Oil & Gas Facts

Monday, September 21, 2009 by ShoXee

Winningreen ENERGY Alert

Oil and gas facts everyone should know

By Gretchen Randall

Date: May 29, 2008



√ U.S. production has fallen steadily for the last 35 years. Oil production in this country peaked in the 1970s. As U.S. consumption of oil has doubled, domestic oil production has fallen off nearly 40 percent. Why? In large part, this is the result of government policies that placed important oil and gas resources off limits.

√ The U.S. Government estimates that there are about 300 trillion cubic feet of natural gas and more than 50 billion barrels of oil yet to be discovered on the Outer Continental Shelf (OCS) surrounding the Lower 48.

√ When you then add in the Alaska OCS resource, you add the potential for another 122 trillion cubic feet of natural gas and 25 billion barrels of oil. Unfortunately, 85 percent of the Lower 48 resource base is off-limits because of Congressional moratoria.

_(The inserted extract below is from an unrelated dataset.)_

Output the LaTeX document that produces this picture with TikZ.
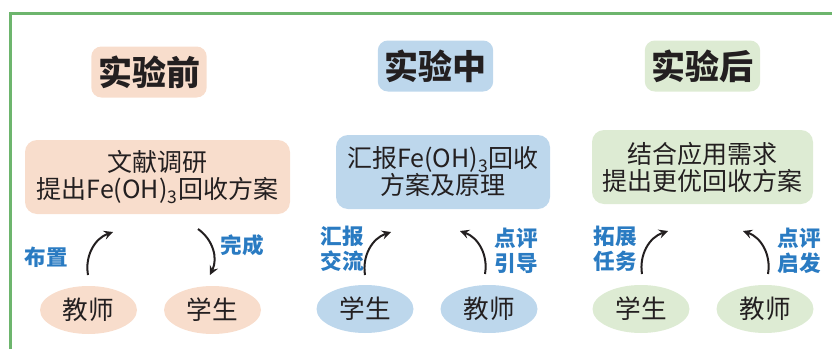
\documentclass[tikz,border=0pt]{standalone}
\usepackage{fontspec}
\setmainfont{Noto Sans CJK SC}
\usepackage{tikz}
\usetikzlibrary{arrows,shapes.geometric,positioning}
\definecolor{peach}{HTML}{F8DDCC}
\definecolor{skyblue}{HTML}{BDD7EC}
\definecolor{palegreen}{HTML}{DDEBD3}
\definecolor{framegreen}{HTML}{6DB56D}
\definecolor{labelblue}{HTML}{2A7BC2}
\definecolor{ink}{HTML}{231F20}
\tikzset{node distance=62pt, auto}
\tikzset{
	stage/.style={rounded corners=5pt, minimum width=57.5pt, minimum height=25.5pt, text=ink,
		font=\bfseries\fontsize{17}{19}\selectfont},
	task/.style={rounded corners=6pt, minimum height=37pt, align=center, text=ink,
		font=\fontsize{12.5}{13.5}\selectfont},
	role/.style={ellipse, inner sep=0pt, minimum width=48.5pt, minimum height=24pt, text=ink,
		font=\fontsize{12.8}{14}\selectfont},
	hint/.style={align=center, text=labelblue, font=\bfseries\fontsize{10.8}{12.5}\selectfont},
	flow/.style={-stealth, line width=1pt, ink}
}
\begin{document}
\begin{tikzpicture}[x=0.5pt, y=-0.5pt]
	\useasboundingbox (0,0) rectangle (832,349);
	% frame
	\draw[framegreen, line width=1.5pt] (10,349) -- (10,13) -- (832,13);

	% before the experiment
	\node (S1) 	[stage, fill=peach] 	at (149,72) 		{实验前};
	\node (T1) 	[task, fill=peach, minimum width=132.5pt] 	at (157.5,177) 	{文献调研\\提出Fe(OH)\textsubscript{3}回收方案};
	\node (R1a) 	[role, fill=peach] 	at (88.5,310) 		{教师};
	\node (R1b) 	[role, fill=peach, right of=R1a] 			{学生};
	\coordinate (a1) at (88,275);	\coordinate (b1) at (113,232);
	\coordinate (c1) at (198,229);	\coordinate (d1) at (210,275);
	\draw[flow] 	(a1) 	to[bend left=40] 	(b1);
	\draw[flow] 	(c1) 	to[bend left=40] 	(d1);
	\node (H1a) 	[hint] 	at (46,257) 		{布置};
	\node (H1b) 	[hint] 	at (242,245) 		{完成};

	% during the experiment
	\node (S2) 	[stage, fill=skyblue] 	at (435.5,66) 	{实验中};
	\node (T2) 	[task, fill=skyblue, minimum width=107pt] 	at (443,172) 	{汇报Fe(OH)\textsubscript{3}回收\\方案及原理};
	\node (R2a) 	[role, fill=skyblue] 	at (365,309) 		{学生};
	\node (R2b) 	[role, fill=skyblue, right of=R2a] 		{教师};
	\coordinate (a2) at (365,275);	\coordinate (b2) at (391,232);
	\coordinate (c2) at (485,274);	\coordinate (d2) at (460,231);
	\draw[flow] 	(a2) 	to[bend left=40] 	(b2);
	\draw[flow] 	(c2) 	to[bend right=40] 	(d2);
	\node (H2a) 	[hint] 	at (342.5,249) 	{汇报\\交流};
	\node (H2b) 	[hint] 	at (516,251) 		{点评\\引导};

	% after the experiment
	\node (S3) 	[stage, fill=palegreen] 	at (702.5,66) 	{实验后};
	\node (T3) 	[task, fill=palegreen, minimum width=110.5pt] 	at (702.5,167) 	{结合应用需求\\提出更优回收方案};
	\node (R3a) 	[role, fill=palegreen] 	at (641,309) 		{学生};
	\node (R3b) 	[role, fill=palegreen, right of=R3a] 		{教师};
	\coordinate (a3) at (642,274);	\coordinate (b3) at (668,231);
	\coordinate (c3) at (768,274);	\coordinate (d3) at (743,231);
	\draw[flow] 	(a3) 	to[bend left=40] 	(b3);
	\draw[flow] 	(c3) 	to[bend right=40] 	(d3);
	\node (H3a) 	[hint] 	at (615,249) 		{拓展\\任务};
	\node (H3b) 	[hint] 	at (799,251) 		{点评\\启发};
\end{tikzpicture}
\end{document}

√ The U.S. has more oil locked in shale than any other country on Earth. [Note: In fact, we have in shale, more oil than the rest of the world — up to 2.7 trillion barrels — mostly on BLM land in Colorado, Utah and Wyoming. A Republican Congress authorized opening leases for this oil. The current Democratic Congress blocked them.]

√ Today, national oil companies [owned by or affiliated with governments] own as much as 90 percent of the proven oil reserves in the world, while investor-owned oil companies hold just six percent of proven reserves.

√ The United States is the only country in the world that restricts the use of its own energy resources while transferring trillions of dollars of wealth to other countries in order to import energy.

√ In 2007, the average daily cost for a deepwater exploration well in the Gulf of Mexico was $759,000.